The attorney highlights another reason why summary judgment should favor Ripple.
Attorney Jeremy Hogan, a pro-XRP lawyer and partner of Hogan & Hogan, has highlighted the second reason why Ripple did not sell the sixth-largest cryptocurrency as a security.
In a Twitter thread today, attorney Hogan noted that Judge Analisa Torres has already given a clue on how she might find that Ripple did not sell XRP as a security.
The #2 reason Ripple did not sell XRP as a "security." (small thread)
The recent opinion from Judge Torres provides a clue as to how she might (rightly) find that XRP was not sold as a security.
First, look at the version of the Howey test she cites: pic.twitter.com/QzVwRekxve
— Jeremy Hogan (@attorneyjeremy1) April 14, 2023
According to a document shared by Hogan, Judge Torres demystified the Howey test into three prongs: “(1) an investment of money, (2) in a common enterprise, and (3) with profits to come solely from the efforts of others.”
Following Judge Torres’ version of the Howey test, Hogan explained that the test’s third prong implies that XRP purchasers “must have sought profits SOLELY from the efforts of others.”
The pro-XRP attorney finds the third prong of the Howey test interesting despite some court rulings that removed the “SOLELY” requirement.
SEC Failure to Prove the Third Prong of Howey
Hogan noted that the SEC’s effort to prove that XRP investors relied on Ripple’s efforts to make gains was truncated. Notably, the Judge struck out the testimony of the SEC’s expert hired to prove this point.
Hogan remarked that after the dismissal of SEC’s Expert 1 testimony, the agency’s third expert became the only witness to testify about the third prong of the Howey Test. Judge Torres denied Ripple’s motion to dismiss the SEC third expert’s testimony.
Notably, the SEC third expert opined that Ripple secretly manipulated XRP price. However, the expert did not indicate whether XRP purchasers knew about this price manipulation.
“In fact, the expert states that what Ripple was doing was being done in secret so people wouldn’t know. Without connecting Ripple’s actions to behavior, the testimony fails as proof,” said Hogan.
The outspoken legal expert does not believe the expert’s report is enough to justify the third prong of the Howey test.
Based on this, he said the regulator is now left with only the so-called “cacophony” statements made by Ripple as evidence to prove the third prong of Howey.

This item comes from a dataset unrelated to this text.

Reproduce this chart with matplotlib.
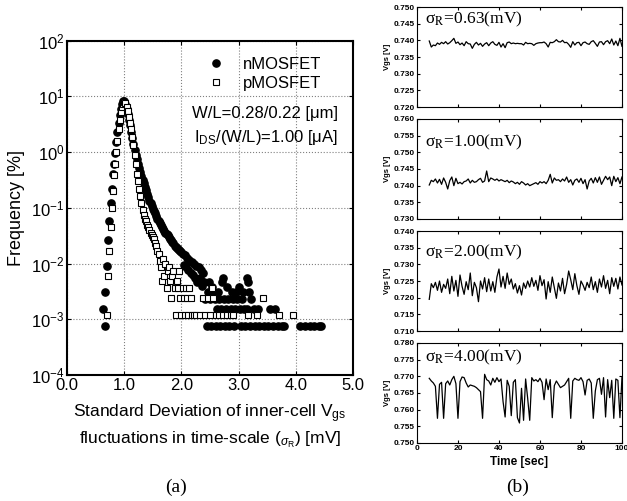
import matplotlib
matplotlib.use('Agg')
import matplotlib.pyplot as plt
import numpy as np

plt.rcParams['font.family'] = ['Liberation Sans', 'DejaVu Sans']
plt.rcParams['mathtext.fontset'] = 'custom'
plt.rcParams['mathtext.rm'] = 'Liberation Sans'
plt.rcParams['mathtext.it'] = 'Liberation Sans:italic'

# ---- (a) histogram of sigma_R ----
n_sigma = [0.63, 0.66, 0.67, 0.70, 0.72, 0.74, 0.76, 0.78, 0.80, 0.82,
           0.84, 0.86, 0.88, 0.90, 0.92, 0.94, 0.96, 0.98, 1.00, 1.02,
           1.04, 1.06, 1.08, 1.10, 1.12, 1.14, 1.16, 1.18, 1.20, 1.22,
           1.24, 1.26, 1.28, 1.30, 1.32, 1.34, 1.36, 1.38, 1.40, 1.42,
           1.44, 1.46, 1.48, 1.50, 1.52, 1.54, 1.56, 1.58, 1.60, 1.62,
           1.64, 1.66, 1.68, 1.70, 1.72, 1.74, 1.76, 1.78, 1.80, 1.82,
           1.84, 1.86, 1.88, 1.90, 1.92, 1.94, 1.96, 1.98, 2.00, 2.02,
           2.04, 2.06, 2.08, 2.10, 2.12, 2.14, 2.16, 2.18, 2.20, 2.22,
           2.24, 2.26, 2.28, 2.30, 2.32, 2.34, 2.36, 2.38, 2.40,
           2.42, 2.44, 2.46, 2.48, 2.50, 2.52, 2.54, 2.56, 2.58, 2.60,
           2.62, 2.64, 2.66, 2.68, 2.70, 2.71, 2.72, 2.74, 2.76, 2.78,
           2.80, 2.82, 2.84, 2.86, 2.88, 2.90, 2.92, 2.94, 2.96, 2.98,
           3.00, 3.02, 3.04, 3.06, 3.08, 3.10, 3.12, 3.14, 3.15, 3.16,
           3.18, 3.20, 3.22, 3.26, 3.28, 3.34, 3.36, 3.44, 3.52, 3.54,
           3.60, 3.64, 3.68, 3.76, 3.80, 4.08, 4.16, 4.24, 4.32, 4.40, 4.44]
n_freq = [1.54e-3, 7.7e-4, 3.08e-3, 9.2e-3, 0.026, 0.058, 0.12, 0.22, 0.40, 0.62,
          0.95, 1.5, 2.3, 3.3, 4.6, 6.0, 7.3, 8.3, 8.1, 7.2,
          6.0, 4.8, 3.8, 3.0, 2.3, 1.8, 1.4, 1.1, 0.90, 0.74,
          0.61, 0.51, 0.43, 0.37, 0.32, 0.28, 0.24, 0.21, 0.18, 0.155,
          0.135, 0.12, 0.107, 0.096, 0.087, 0.079, 0.071, 0.064, 0.058, 0.053,
          0.049, 0.045, 0.042, 0.039, 0.036, 0.034, 0.032, 0.030, 0.028, 0.026,
          0.024, 0.023, 0.021, 0.020, 0.019, 0.018, 0.0175, 0.017, 0.016, 0.015,
          0.0095, 0.014, 0.0085, 0.0125, 0.0077, 0.0115, 0.0069, 0.0105, 0.0062, 0.010,
          0.0054, 0.0092, 0.0046, 0.0085, 0.0054, 0.0077, 0.0039, 0.0069, 0.0046,
          2.31e-3, 7.7e-4, 3.08e-3, 4.62e-3, 2.31e-3, 7.7e-4, 3.85e-3, 3.08e-3, 2.31e-3, 7.7e-4,
          1.54e-3, 3.08e-3, 2.31e-3, 7.7e-4, 1.54e-3, 4.62e-3, 5.39e-3, 2.31e-3, 7.7e-4, 1.54e-3,
          3.85e-3, 2.31e-3, 7.7e-4, 1.54e-3, 3.08e-3, 2.31e-3, 7.7e-4, 1.54e-3, 3.08e-3, 2.31e-3,
          3.85e-3, 1.54e-3, 7.7e-4, 2.31e-3, 3.08e-3, 1.54e-3, 7.7e-4, 1.54e-3, 5.39e-3, 4.62e-3,
          3.08e-3, 7.7e-4, 2.31e-3, 1.54e-3, 7.7e-4, 1.54e-3, 7.7e-4, 7.7e-4, 7.7e-4, 1.54e-3,
          7.7e-4, 1.54e-3, 7.7e-4, 7.7e-4, 7.7e-4, 7.7e-4, 7.7e-4, 7.7e-4, 7.7e-4, 7.7e-4, 7.7e-4]

p_sigma = [0.69, 0.72, 0.74, 0.76, 0.78, 0.80, 0.82, 0.84, 0.86, 0.88,
           0.90, 0.92, 0.94, 0.96, 0.98, 1.00, 1.02, 1.04, 1.06, 1.08,
           1.10, 1.12, 1.14, 1.16, 1.18, 1.20, 1.22, 1.24, 1.26, 1.28,
           1.30, 1.32, 1.34, 1.36, 1.38, 1.40, 1.42, 1.44, 1.46, 1.48,
           1.50, 1.52, 1.54, 1.56, 1.58, 1.60, 1.62, 1.64, 1.66, 1.68,
           1.70, 1.72, 1.74, 1.76, 1.78, 1.80, 1.82, 1.84, 1.86, 1.88,
           1.90, 1.92, 1.94, 1.96, 1.98, 2.00, 2.02, 2.04, 2.06, 2.08,
           2.10, 2.12, 2.14, 2.16, 2.18, 2.22, 2.26, 2.32, 2.38, 2.42,
           2.46, 2.50, 2.53, 2.56, 2.60, 2.66, 2.72, 2.80, 2.86, 2.91,
           3.17, 3.32, 3.43, 3.71, 3.95]
p_freq = [1.21e-3, 6.0e-3, 0.017, 0.045, 0.098, 0.20, 0.38, 0.62, 1.0, 1.6,
          2.6, 3.8, 5.2, 6.5, 7.4, 7.9, 7.6, 6.4, 5.4, 4.3,
          3.3, 2.6, 1.9, 1.35, 0.90, 0.60, 0.40, 0.30, 0.22, 0.16,
          0.12, 0.092, 0.075, 0.064, 0.057, 0.050, 0.045, 0.040, 0.036, 0.033,
          0.030, 0.027, 0.023, 0.0206, 0.017, 0.0146, 0.0109, 8.49e-3, 4.85e-3, 0.0121,
          6.07e-3, 9.7e-3, 3.64e-3, 7.28e-3, 8.49e-3, 4.85e-3, 2.43e-3, 6.07e-3, 7.28e-3, 3.64e-3,
          1.21e-3, 4.85e-3, 3.64e-3, 7.28e-3, 2.43e-3, 1.21e-3, 3.64e-3, 2.43e-3, 1.21e-3, 3.64e-3,
          2.43e-3, 1.21e-3, 3.64e-3, 2.43e-3, 1.21e-3, 1.21e-3, 1.21e-3, 1.21e-3, 2.43e-3, 1.21e-3,
          2.43e-3, 1.21e-3, 3.64e-3, 2.43e-3, 1.21e-3, 1.21e-3, 1.21e-3, 1.21e-3, 1.21e-3, 1.21e-3,
          1.21e-3, 1.21e-3, 2.43e-3, 1.21e-3, 1.21e-3]

# ---- (b) Vgs traces, mV, one sample per second from t=6 s ----
sigma_labels = ['0.63', '1.00', '2.00', '4.00']
vgs_ranges = [(0.720, 0.750), (0.730, 0.760), (0.710, 0.740), (0.750, 0.780)]
vgs1 = [739.8, 738.0, 738.6, 738.4, 739.2, 738.8, 739.4, 739.0, 739.6, 738.9,
        739.3, 739.9, 740.6, 739.1, 739.5, 738.7, 739.2, 738.4, 739.6, 739.0,
        738.9, 737.6, 738.8, 739.4, 738.6, 739.1, 738.2, 738.9, 739.3, 738.4,
        739.2, 739.6, 738.8, 738.5, 739.4, 738.0, 739.0, 737.8, 739.3, 739.5,
        739.0, 739.2, 739.0, 739.1, 739.0, 739.0, 738.6, 739.4, 739.0, 739.1,
        739.0, 738.5, 739.0, 739.2, 739.3, 739.3, 739.5, 739.0, 738.0, 739.4,
        739.3, 739.6, 740.2, 739.6, 739.5, 740.0, 739.3, 739.4, 738.8, 737.9,
        739.6, 738.6, 739.3, 739.4, 738.4, 739.3, 739.5, 739.0, 738.8, 739.6,
        739.9, 739.1, 738.2, 739.5, 739.6, 738.7, 739.6, 739.9, 739.0, 740.4,
        738.6, 739.8, 738.4, 740.6, 738.2]
vgs2 = [740.2, 741.6, 741.2, 742.0, 740.8, 741.9, 740.4, 742.3, 741.0, 739.0,
        741.5, 742.6, 740.0, 742.2, 740.6, 741.0, 740.5, 741.2, 741.4, 742.0,
        740.8, 741.6, 741.0, 741.2, 741.8, 742.2, 741.0, 741.4, 744.4, 741.2,
        742.3, 742.0, 741.6, 742.0, 741.4, 741.8, 741.5, 741.2, 741.6, 740.9,
        741.4, 741.1, 740.6, 741.0, 740.4, 741.2, 740.8, 740.2, 740.6, 740.0,
        740.3, 740.6, 740.9, 740.4, 741.2, 740.8, 741.2, 740.6, 741.6, 743.4,
        740.8, 742.3, 741.6, 741.8, 741.2, 742.0, 741.4, 742.6, 741.0, 741.8,
        740.2, 741.6, 742.0, 741.0, 742.2, 740.6, 741.8, 739.0, 741.4, 742.2,
        740.8, 742.4, 741.0, 742.6, 740.4, 741.6, 742.8, 741.8, 742.6, 740.0,
        742.8, 741.2, 742.4, 740.6, 742.6]
vgs3 = [719.5, 724.2, 723.0, 724.6, 722.2, 725.0, 721.6, 724.0, 722.8, 725.6,
        721.2, 726.4, 722.0, 725.2, 720.4, 726.8, 723.4, 721.0, 724.8, 722.4,
        727.4, 720.6, 724.6, 723.0, 718.8, 725.0, 722.6, 726.0, 721.8, 725.6,
        722.0, 724.8, 721.6, 726.2, 728.6, 723.2, 726.4, 722.8, 727.4, 724.0,
        725.6, 722.6, 724.2, 721.4, 723.6, 720.8, 724.4, 722.8, 725.0, 723.2,
        726.0, 723.4, 725.2, 722.2, 726.6, 723.6, 725.4, 719.6, 724.8, 721.6,
        726.2, 723.0, 719.8, 724.4, 722.0, 725.8, 721.2, 724.0, 728.0, 725.4,
        722.4, 727.2, 723.6, 721.0, 725.0, 723.8, 722.2, 724.6, 723.0, 726.2,
        722.4, 724.8, 721.6, 725.6, 723.2, 726.6, 722.8, 725.2, 721.2, 726.0,
        723.4, 725.8, 722.6, 726.2, 723.8]
vgs4 = [769.4, 768.6, 768.0, 767.0, 757.4, 767.6, 768.2, 757.4, 767.8, 768.6,
        767.4, 769.0, 770.0, 767.8, 757.4, 768.4, 769.8, 769.6, 768.0, 766.8,
        767.4, 767.2, 767.0, 766.6, 766.0, 765.4, 757.4, 770.6, 769.0, 768.6,
        767.4, 769.4, 768.2, 769.6, 768.4, 769.2, 762.4, 757.8, 768.8, 767.0,
        758.2, 768.2, 769.0, 757.6, 756.0, 766.4, 756.8, 769.2, 763.4, 756.8,
        769.6, 768.6, 769.0, 768.4, 769.4, 768.2, 763.0, 769.2, 766.0, 769.0,
        757.6, 767.2, 768.6, 767.6, 766.6, 767.0, 767.4, 768.4, 769.4, 757.4,
        768.6, 769.4, 769.0, 768.8, 769.6, 768.4, 764.4, 768.8, 769.2, 768.0,
        757.4, 765.6, 769.0, 769.4, 764.6, 769.6, 757.8, 769.0, 763.6, 768.8,
        757.4, 769.2, 768.8, 757.6, 769.8]
traces = [vgs1, vgs2, vgs3, vgs4]

fig = plt.figure(figsize=(6.27, 5.01), dpi=100)

# Left panel
ax = fig.add_axes([0.107, 0.2515, 0.456, 0.6675])
ax.plot(n_sigma, n_freq, linestyle='none', marker='o', color='black',
        markersize=5.2, label='nMOSFET')
ax.plot(p_sigma, p_freq, linestyle='none', marker='s', markerfacecolor='white',
        markeredgecolor='black', markeredgewidth=0.8, markersize=4.3, label='pMOSFET')
ax.set_yscale('log')
ax.set_xlim(0, 5)
ax.set_ylim(1e-4, 1e2)
ax.set_xticks([0, 1, 2, 3, 4, 5])
ax.set_xticklabels(['0.0', '1.0', '2.0', '3.0', '4.0', '5.0'])
ax.set_yticks([1e-4, 1e-3, 1e-2, 1e-1, 1e0, 1e1, 1e2])
ax.yaxis.set_minor_locator(matplotlib.ticker.NullLocator())
ax.tick_params(direction='in', top=True, right=True, labelsize=12, length=3, pad=2)
ax.grid(True, linestyle=':', color='gray', linewidth=0.8)
for s in ax.spines.values():
    s.set_linewidth(1.5)
ax.set_ylabel('Frequency [%]', fontsize=13, labelpad=4)
ax.set_xlabel('Standard Deviation of inner-cell V$_{\\rm gs}$\n'
              'fluctuations in time-scale ($_{\\sigma_{\\rm R}}$) [mV]',
              fontsize=12.5, linespacing=1.3, labelpad=7)
ax.legend(loc='upper right', bbox_to_anchor=(0.93, 0.985), frameon=False,
          fontsize=12, handletextpad=0.6, labelspacing=0.2, borderaxespad=0.3)
ax.text(0.948, 0.783, 'W/L=0.28/0.22 [μm]', transform=ax.transAxes,
        ha='right', va='center', fontsize=12)
ax.text(0.948, 0.711, 'I$_{\\rm DS}$/(W/L)=1.00 [μA]', transform=ax.transAxes,
        ha='right', va='center', fontsize=12)

# Right panels
bottoms = [0.7864, 0.5629, 0.3393, 0.1158]
text_y = [0.88, 0.77, 0.79, 0.86]
for i in range(4):
    axr = fig.add_axes([0.665, bottoms[i], 0.327, 0.1996])
    t = np.arange(len(traces[i])) + 6
    axr.plot(t, np.array(traces[i]) / 1000.0, color='black', linewidth=0.9)
    lo, hi = vgs_ranges[i]
    axr.set_ylim(lo, hi)
    axr.set_xlim(0, 100)
    axr.set_yticks(np.round(np.arange(lo, hi + 0.001, 0.005), 3))
    axr.yaxis.set_major_formatter(matplotlib.ticker.FormatStrFormatter('%.3f'))
    axr.set_xticks([0, 20, 40, 60, 80, 100])
    axr.tick_params(direction='in', top=True, right=True, labelsize=6, length=2, pad=1.5)
    for lab in axr.get_yticklabels() + axr.get_xticklabels():
        lab.set_fontweight('bold')
    if i < 3:
        axr.set_xticklabels([])
    else:
        axr.set_xlabel('Time [sec]', fontsize=8.5, fontweight='bold', labelpad=3)
    axr.set_ylabel('Vgs [V]', fontsize=5.5, fontweight='bold', labelpad=2)
    axr.text(0.04, text_y[i], 'σ$_{\\rm R}$=' + sigma_labels[i] + '(mV)',
             transform=axr.transAxes, ha='left', va='center', fontsize=12.5,
             family='Liberation Serif', math_fontfamily='stix')

fig.text(0.28, 0.027, '(a)', ha='center', va='center', fontsize=14, family='Liberation Serif')
fig.text(0.825, 0.027, '(b)', ha='center', va='center', fontsize=14, family='Liberation Serif')

fig.savefig('out.png', dpi=100)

In the SEC’s summary judgment motion, the regulator cited instances where Ripple promoted XRP as an investment contract.
Some include the brochure sent out to potential investors in 2014, and tweets from Ripple’s Chairman Chris Larsen, highlighting how the company intends to keep 50% of XRP supply to build apps and promote Ripple. Furthermore, the regulator asserted that Ripple touted “XRP price increase as Ripplemania.”

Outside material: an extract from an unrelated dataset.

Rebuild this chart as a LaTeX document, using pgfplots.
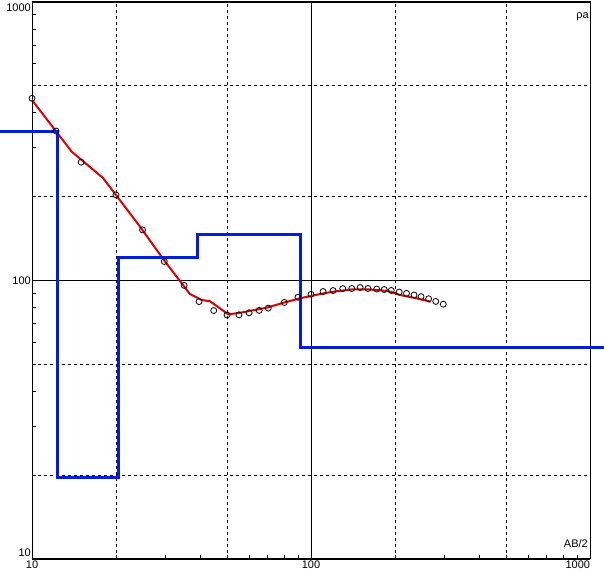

Hogan believes these claims are not enough to prove the third prong.
Meanwhile, Ripple has provided evidence showing that XRP was publicly deemed a currency and an asset, and not a security as claimed by the SEC.
Despite SEC getting six XRP holders to say otherwise, thousands of XRP holders countered the statement in the amicus curiae brief filed by attorney John Deaton on behalf of the community, said Hogan.

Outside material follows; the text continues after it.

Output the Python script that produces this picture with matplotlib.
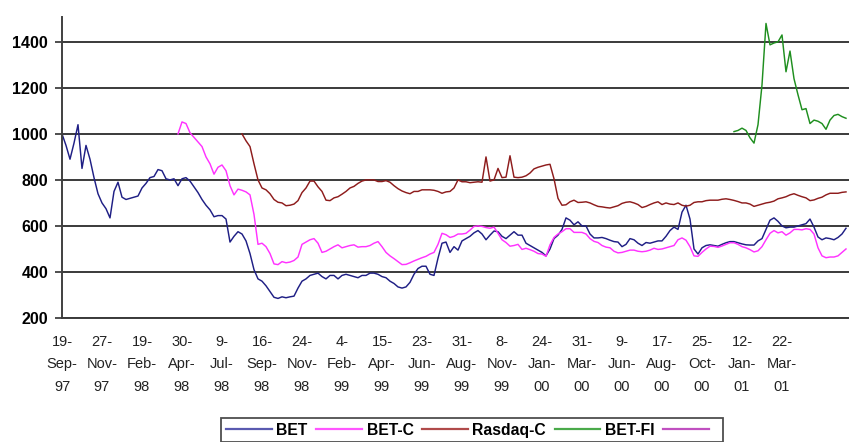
import matplotlib
matplotlib.use("Agg")
import matplotlib.pyplot as plt
from matplotlib.lines import Line2D

plt.rcParams['font.family'] = ['Liberation Sans', 'DejaVu Sans']

# ---- data (index = trading-day sample, 1 unit ~ one week) ----
tick_labels = ["19-\nSep-\n97", "27-\nNov-\n97", "19-\nFeb-\n98", "30-\nApr-\n98", "9-\nJul-\n98",
               "16-\nSep-\n98", "24-\nNov-\n98", "4-\nFeb-\n99", "15-\nApr-\n99", "23-\nJun-\n99",
               "31-\nAug-\n99", "8-\nNov-\n99", "24-\nJan-\n00", "31-\nMar-\n00", "9-\nJun-\n00",
               "17-\nAug-\n00", "25-\nOct-\n00", "12-\nJan-\n01", "22-\nMar-\n01"]
samples_per_label = 10

bet_start = 0
bet = [1000, 950, 890, 960, 1040, 850, 950, 890, 810, 740,
       700, 675, 635, 750, 790, 725, 715, 720, 725, 730,
       765, 785, 810, 815, 845, 840, 805, 800, 805, 775,
       805, 810, 795, 770, 745, 715, 690, 670, 640, 645,
       645, 630, 530, 555, 575, 565, 535, 480, 410, 370,
       360, 340, 315, 290, 285, 292, 288, 292, 295, 330,
       360, 370, 385, 390, 395, 380, 370, 385, 385, 370,
       385, 390, 385, 380, 375, 385, 385, 395, 395, 390,
       380, 375, 360, 350, 335, 330, 335, 355, 390, 415,
       425, 425, 390, 385, 460, 525, 530, 485, 510, 495,
       535, 545, 555, 570, 580, 565, 540, 560, 578, 575,
       555, 545, 560, 575, 560, 560, 525, 515, 505, 495,
       485, 470, 500, 545, 560, 585, 635, 625, 605, 618,
       600, 600, 565, 548, 548, 550, 545, 538, 532, 530,
       510, 520, 545, 540, 525, 515, 528, 525, 530, 535,
       535, 555, 580, 595, 585, 660, 690, 630, 500, 478,
       505, 515, 518, 515, 512, 520, 527, 532, 532, 527,
       522, 518, 517, 517, 535, 545, 585, 625, 635, 620,
       600, 592, 595, 595, 600, 605, 610, 630, 595, 552,
       540, 548, 545, 540, 550, 565, 590]

betc_start = 29
betc = [1000, 1052, 1045, 1005, 985, 965, 945, 900, 870, 825,
        855, 865, 840, 775, 735, 760, 755, 748, 735, 650,
        520, 525, 510, 480, 435, 432, 445, 440, 443, 450,
        465, 520, 530, 540, 545, 525, 485, 490, 500, 510,
        518, 505, 510, 515, 518, 508, 510, 510, 515, 525,
        532, 510, 485, 470, 458, 445, 432, 433, 440, 448,
        455, 462, 468, 478, 485, 520, 568, 562, 550, 555,
        565, 565, 568, 582, 598, 600, 598, 593, 590, 595,
        568, 540, 528, 512, 515, 520, 498, 503, 497, 490,
        480, 478, 468, 518, 550, 565, 575, 588, 588, 572,
        572, 572, 565, 545, 533, 528, 515, 508, 505, 490,
        483, 485, 490, 495, 495, 490, 488, 490, 495, 503,
        498, 500, 505, 510, 515, 540, 548, 538, 510, 470,
        468, 485, 500, 512, 511, 507, 513, 520, 527, 527,
        520, 510, 505, 497, 487, 492, 510, 540, 568, 580,
        570, 575, 560, 570, 585, 585, 583, 588, 585, 565,
        505, 470, 462, 465, 465, 470, 485, 500]

rasdaq_start = 45
rasdaq = [1000, 970, 945, 870, 800, 765, 757, 740, 715, 703,
          700, 688, 690, 695, 710, 745, 765, 795, 795, 770,
          750, 712, 710, 722, 727, 738, 750, 765, 772, 785,
          795, 800, 800, 800, 793, 793, 797, 790, 775, 762,
          752, 745, 740, 750, 750, 757, 757, 757, 755, 750,
          742, 748, 750, 765, 800, 792, 792, 788, 790, 792,
          790, 900, 795, 800, 850, 810, 812, 905, 812, 810,
          812, 818, 830, 848, 855, 860, 865, 868, 805, 720,
          690, 692, 705, 712, 702, 703, 705, 700, 692, 685,
          683, 680, 678, 683, 688, 698, 703, 705, 700, 693,
          680, 685, 693, 700, 705, 693, 700, 695, 693, 700,
          690, 686, 690, 702, 705, 705, 710, 712, 712, 712,
          716, 718, 715, 711, 706, 700, 700, 695, 685, 690,
          695, 700, 703, 708, 718, 722, 727, 735, 740, 733,
          727, 722, 710, 713, 720, 725, 735, 742, 742, 742,
          746, 748]

betfi_start = 168
betfi = [1010, 1015, 1025, 1015, 983, 960, 1040, 1213, 1480, 1387,
         1395, 1400, 1430, 1270, 1360, 1240, 1170, 1105, 1110, 1045,
         1060, 1055, 1045, 1020, 1060, 1080, 1085, 1075, 1068]

series_names = ["BET", "BET-C", "Rasdaq-C", "BET-FI", " "]
line_colors = ["#1f1f85", "#ff33ff", "#8e1c1c", "#1f8f1f", "#c040c0"]
legend_colors = ["#5a5ab0", "#ff55ff", "#b04a4a", "#4aaa4a", "#c050c0"]

y_ticks = [200, 400, 600, 800, 1000, 1200, 1400]

# ---- figure ----
W, H = 849, 442
fig = plt.figure(figsize=(W / 100, H / 100), dpi=100)
ax = fig.add_axes([62 / W, 1 - 318 / H, (W - 62) / W, (318 - 17) / H])

series = [(bet_start, bet), (betc_start, betc), (rasdaq_start, rasdaq), (betfi_start, betfi)]
for (start, vals), col in zip(series, line_colors):
    xs = list(range(start, start + len(vals)))
    ax.plot(xs, vals, color=col, lw=1.05, solid_joinstyle='round')
ax.plot([], [], color=line_colors[4], lw=1.0)

ax.set_ylim(200, 1508)
ax.set_xlim(0, 196.75)
ax.set_yticks(y_ticks)
ax.set_yticklabels([str(v) for v in y_ticks], fontsize=11.5, fontweight='bold')
ax.set_xticks([i * samples_per_label for i in range(len(tick_labels))])
ax.set_xticklabels(tick_labels, fontsize=10.5, linespacing=1.8, color='#222222')
ax.tick_params(axis='x', length=0, pad=12)
ax.tick_params(axis='y', length=5, width=1.3, color='#404040', pad=5)

ax.grid(axis='y', color='#3a3a3a', lw=1.4)
ax.set_axisbelow(True)
for s in ['top', 'right']:
    ax.spines[s].set_visible(False)
ax.spines['left'].set_color('#404040')
ax.spines['left'].set_linewidth(1.4)
ax.spines['bottom'].set_color('#3a3a3a')
ax.spines['bottom'].set_linewidth(1.4)

handles = [Line2D([], [], color=c, lw=1.6) for c in legend_colors]
leg = fig.legend(handles, series_names, loc='upper center', bbox_to_anchor=(472 / W, 1 - 418 / H),
                 borderaxespad=0.0,
                 ncol=5, frameon=True, fancybox=False, borderpad=0.3, handlelength=2.9,
                 handletextpad=0.3, columnspacing=0.55,
                 prop={'weight': 'bold', 'size': 11.3})
leg.get_frame().set_edgecolor('#222222')
leg.get_frame().set_linewidth(1.3)

fig.savefig("out.png", dpi=100)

He added that one of the SEC experts conceded that Ripple had no influence on XRP price movements since 2018 till date.
Hogan: Ripple Should Win
Based on his analysis, Hogan said the majority of the evidence in the lawsuit shows that XRP investors did not rely on Ripple’s efforts to make gains.
He concluded that no reasonable juror would go through the evidence and still conclude that the SEC was able to prove the third prong of the Howey test.
According to Hogan, the analysis is the second reason Ripple should win the lawsuit. The partner of Hogan & Hogan highlighted the first reason why Ripple should win earlier this week. He asserted that the SEC has failed to show the investment contract in the Ripple case.
Hogan’s legal analysis is part of efforts to provide research materials to the clerk assisting Judge Torres in drafting the summary judgment.
“Thanks for reading (especially you-awesome Law Clerk!),” he remarked.